- _Task objective_:
Leave out the pictures and set down exactly the lines from the start of the listing through the one with "(6.3,9.5) -- (1251,9.5);", both included.

- _Supplied material_:
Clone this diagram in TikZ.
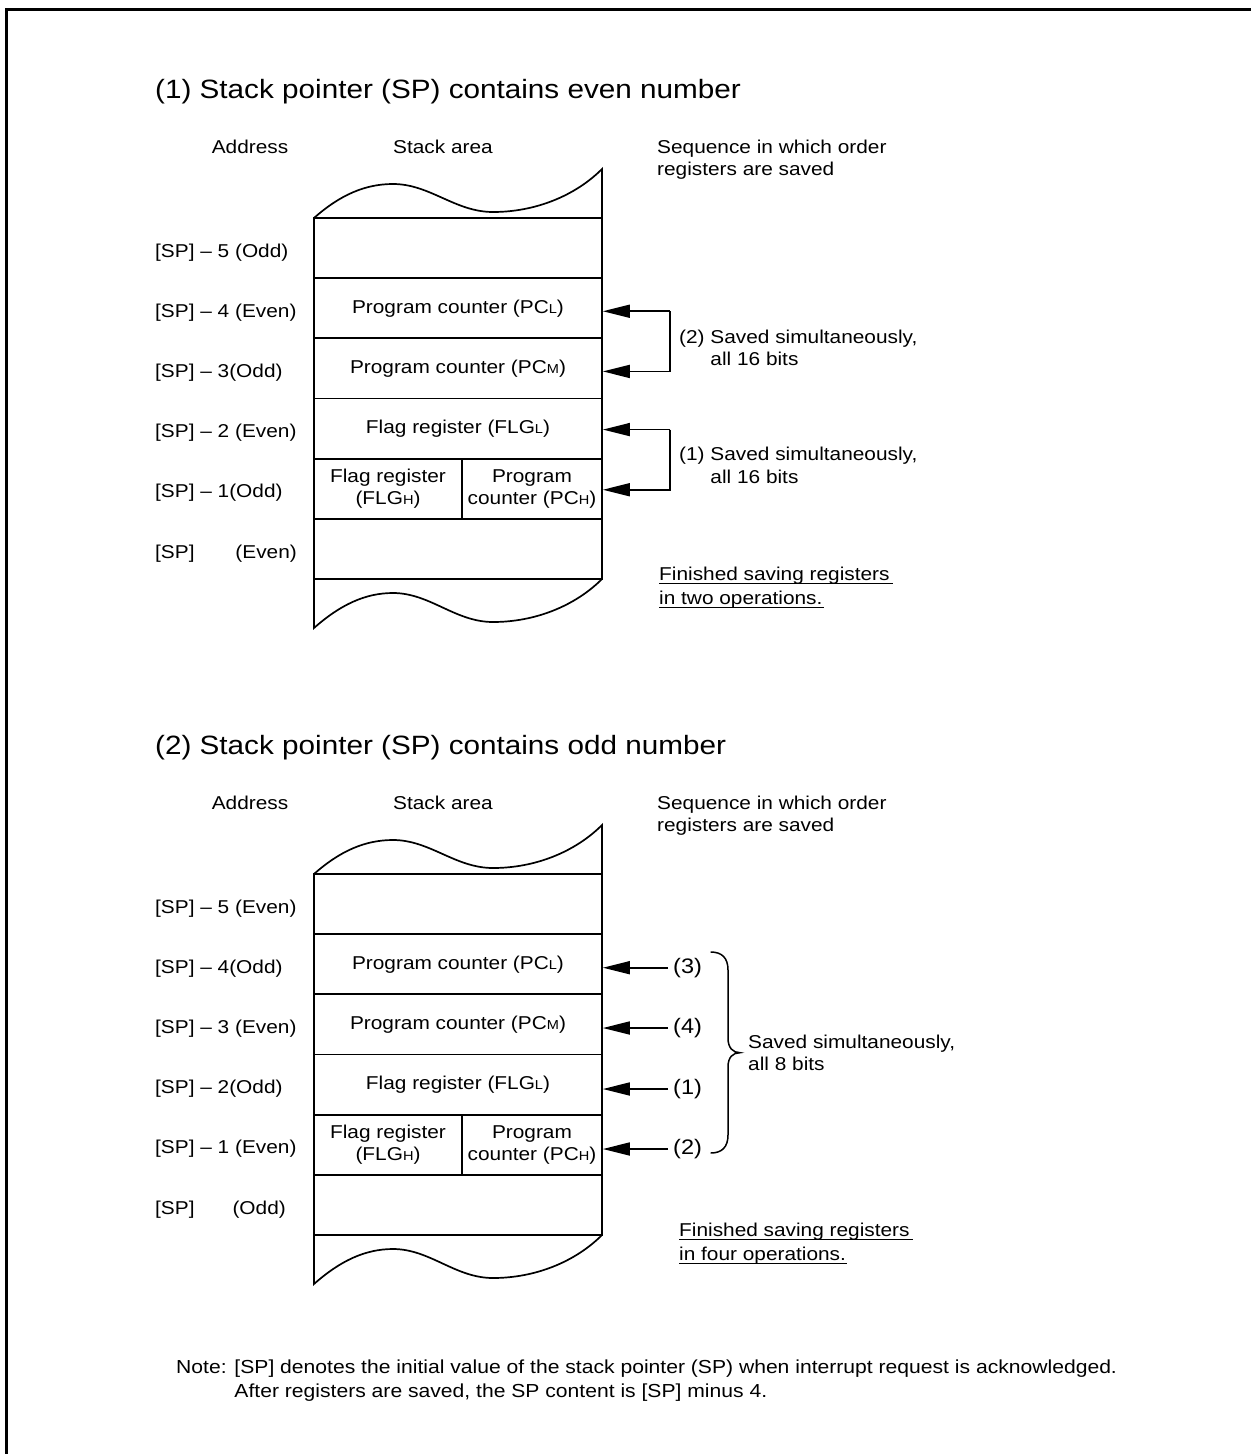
\documentclass[tikz,border=0pt]{standalone}
\usepackage{fontspec}
\setmainfont{Liberation Sans}[FakeStretch=1.12]
\usetikzlibrary{arrows.meta}
\newcommand{\lowsub}[1]{{\fontsize{13}{13}\selectfont #1}}
\begin{document}
\begin{tikzpicture}[x=1pt,y=-1pt,
  body/.style={font=\fontsize{18.6}{22.5}\selectfont, inner sep=0pt},
  lbl/.style={body, anchor=base west},
  ttl/.style={font=\fontsize{26.5}{30}\selectfont, inner sep=0pt, anchor=base west},
  cell/.style={draw, line width=1.7pt, inner sep=0pt, align=center, font=\fontsize{18.6}{22}\selectfont},
  wide/.style={cell, minimum width=288pt, minimum height=60.17pt},
  lcell/.style={cell, minimum width=148pt, minimum height=60.17pt},
  rcell/.style={cell, minimum width=140pt, minimum height=60.17pt},
  ln/.style={line width=1.7pt},
  arr/.style={line width=1.7pt, -{Triangle[length=27pt,width=13pt]}},
  uline/.style={line width=1.4pt},
  num/.style={font=\fontsize{21}{24}\selectfont, anchor=west, inner ysep=0pt, inner xsep=5pt}
]
\useasboundingbox (0,0) rectangle (1251,1454);
\fill[white] (0,0) rectangle (1251,1454);
% frame
\draw[line width=2.5pt] (6.3,1454) -- (6.3,9.5) -- (1251,9.5);

% ================= Section 1 =================
\node[ttl] (t1) at (155,98) {(1) Stack pointer (SP) contains even number};
\node[body, anchor=base] (ha1) at (250,153.3) {Address};
\node[body, anchor=base] (hs1) at (443,153.3) {Stack area};
\node[lbl, align=left] (hq1) at (657,175.8) {Sequence in which order\\registers are saved};

% stack top wave
\draw[ln] (314,218) .. controls (340,195) and (365,184) .. (393,184)
  .. controls (430,184) and (455,212) .. (493,212)
  .. controls (535,212) and (575,196) .. (602,169) -- (602,218);
% rows
\node[wide] (a1) at (458,248.08) {};
\node[wide] (a2) at (458,308.25) {Program counter (PC\lowsub{L})};
\node[wide] (a3) at (458,368.42) {Program counter (PC\lowsub{M})};
\node[wide] (a4) at (458,428.58) {Flag register (FLG\lowsub{L})};
\node[lcell] (a5l) at (388,488.75) {Flag register\\(FLG\lowsub{H})};
\node[rcell] (a5r) at (532,488.75) {Program\\counter (PC\lowsub{H})};
\node[wide] (a6) at (458,548.92) {};
% bottom wave
\draw[ln] (314,579) -- (314,628) .. controls (340,605) and (365,593) .. (393,593)
  .. controls (430,593) and (455,622) .. (493,622)
  .. controls (535,622) and (575,606) .. (602,579);

% addresses
\node[lbl] (ad1) at (155,257) {[SP] -- 5 (Odd)};
\node[lbl] (ad2) at (155,317.2) {[SP] -- 4 (Even)};
\node[lbl] (ad3) at (155,377.4) {[SP] -- 3(Odd)};
\node[lbl] (ad4) at (155,437.6) {[SP] -- 2 (Even)};
\node[lbl] (ad5) at (155,497.8) {[SP] -- 1(Odd)};
\node[lbl] (ad6) at (155,558) {[SP]};
\node[body, anchor=base east] (ad6b) at (297,558) {(Even)};

% bracket arrows
\coordinate (ka) at ([xshift=67pt,yshift=-3pt]a2.east);
\draw[arr] (ka) -- ([yshift=-3pt]a2.east);
\draw[arr] (ka) |- ([yshift=-3pt]a3.east);
\coordinate (kb) at ([xshift=67pt,yshift=-1pt]a4.east);
\draw[arr] (kb) -- ([yshift=-1pt]a4.east);
\draw[arr] (kb) |- ([yshift=-1pt]a5r.east);
\node[lbl, align=left] (s2) at (679,365.7) {(2) Saved simultaneously,\\\hphantom{(2) }all 16 bits};
\node[lbl, align=left] (s1) at (679,483.1) {(1) Saved simultaneously,\\\hphantom{(1) }all 16 bits};

% finished
\node[lbl] (f1) at (659,580) {Finished saving registers};
\node[lbl] (f2) at (659,604) {in two operations.};
\draw[uline] ([yshift=-3.5pt]f1.base west) -- ([xshift=3pt,yshift=-3.5pt]f1.base east);
\draw[uline] ([yshift=-3.5pt]f2.base west) -- ([xshift=1pt,yshift=-3.5pt]f2.base east);

% ================= Section 2 =================
\node[ttl] (t2) at (155,754) {(2) Stack pointer (SP) contains odd number};
\node[body, anchor=base] (ha2) at (250,809.3) {Address};
\node[body, anchor=base] (hs2) at (443,809.3) {Stack area};
\node[lbl, align=left] (hq2) at (657,831.8) {Sequence in which order\\registers are saved};

\draw[ln] (314,874) .. controls (340,851) and (365,840) .. (393,840)
  .. controls (430,840) and (455,868) .. (493,868)
  .. controls (535,868) and (575,852) .. (602,825) -- (602,874);
\node[wide] (b1) at (458,904.08) {};
\node[wide] (b2) at (458,964.25) {Program counter (PC\lowsub{L})};
\node[wide] (b3) at (458,1024.42) {Program counter (PC\lowsub{M})};
\node[wide] (b4) at (458,1084.58) {Flag register (FLG\lowsub{L})};
\node[lcell] (b5l) at (388,1144.75) {Flag register\\(FLG\lowsub{H})};
\node[rcell] (b5r) at (532,1144.75) {Program\\counter (PC\lowsub{H})};
\node[wide] (b6) at (458,1204.92) {};
\draw[ln] (314,1235) -- (314,1284) .. controls (340,1261) and (365,1249) .. (393,1249)
  .. controls (430,1249) and (455,1278) .. (493,1278)
  .. controls (535,1278) and (575,1262) .. (602,1235);

\node[lbl] (bd1) at (155,913) {[SP] -- 5 (Even)};
\node[lbl] (bd2) at (155,973.2) {[SP] -- 4(Odd)};
\node[lbl] (bd3) at (155,1033.4) {[SP] -- 3 (Even)};
\node[lbl] (bd4) at (155,1093.6) {[SP] -- 2(Odd)};
\node[lbl] (bd5) at (155,1153.8) {[SP] -- 1 (Even)};
\node[lbl] (bd6) at (155,1214) {[SP]};
\node[body, anchor=base east] (bd6b) at (286,1214) {(Odd)};

\node[num] (n3) at (668,967.7) {(3)};
\node[num] (n4) at (668,1028) {(4)};
\node[num] (n1) at (668,1089) {(1)};
\node[num] (n2) at (668,1149) {(2)};
\draw[arr] (n3.west) -- (n3.west -| b2.east);
\draw[arr] (n4.west) -- (n4.west -| b3.east);
\draw[arr] (n1.west) -- (n1.west -| b4.east);
\draw[arr] (n2.west) -- (n2.west -| b5r.east);

% brace
\draw[line width=1.5pt] (710.7,952) .. controls (722,952) and (728,958) .. (728,970)
  -- (728,1038) .. controls (728,1048) and (733,1052.7) .. (740,1052.7)
  .. controls (733,1052.7) and (728,1057) .. (728,1067)
  -- (728,1135) .. controls (728,1147) and (722,1153) .. (710.7,1153);
\node[lbl, align=left] (s8) at (748,1070.7) {Saved simultaneously,\\all 8 bits};

\node[lbl] (g1) at (679,1236) {Finished saving registers};
\node[lbl] (g2) at (679,1260) {in four operations.};
\draw[uline] ([yshift=-3.5pt]g1.base west) -- ([xshift=3pt,yshift=-3.5pt]g1.base east);
\draw[uline] ([yshift=-3.5pt]g2.base west) -- ([xshift=1pt,yshift=-3.5pt]g2.base east);

% note
\node[lbl, align=left, font=\fontsize{18.85}{24}\selectfont] (note) at (176,1397) {Note: [SP] denotes the initial value of the stack pointer (SP) when interrupt request is acknowledged.\\\hphantom{Note: }After registers are saved, the SP content is [SP] minus 4.};
\end{tikzpicture}
\end{document}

- _The output_:
Clone this diagram in TikZ.
\documentclass[tikz,border=0pt]{standalone}
\usepackage{fontspec}
\setmainfont{Liberation Sans}[FakeStretch=1.12]
\usetikzlibrary{arrows.meta}
\newcommand{\lowsub}[1]{{\fontsize{13}{13}\selectfont #1}}
\begin{document}
\begin{tikzpicture}[x=1pt,y=-1pt,
  body/.style={font=\fontsize{18.6}{22.5}\selectfont, inner sep=0pt},
  lbl/.style={body, anchor=base west},
  ttl/.style={font=\fontsize{26.5}{30}\selectfont, inner sep=0pt, anchor=base west},
  cell/.style={draw, line width=1.7pt, inner sep=0pt, align=center, font=\fontsize{18.6}{22}\selectfont},
  wide/.style={cell, minimum width=288pt, minimum height=60.17pt},
  lcell/.style={cell, minimum width=148pt, minimum height=60.17pt},
  rcell/.style={cell, minimum width=140pt, minimum height=60.17pt},
  ln/.style={line width=1.7pt},
  arr/.style={line width=1.7pt, -{Triangle[length=27pt,width=13pt]}},
  uline/.style={line width=1.4pt},
  num/.style={font=\fontsize{21}{24}\selectfont, anchor=west, inner ysep=0pt, inner xsep=5pt}
]
\useasboundingbox (0,0) rectangle (1251,1454);
\fill[white] (0,0) rectangle (1251,1454);
% frame
\draw[line width=2.5pt] (6.3,1454) -- (6.3,9.5) -- (1251,9.5);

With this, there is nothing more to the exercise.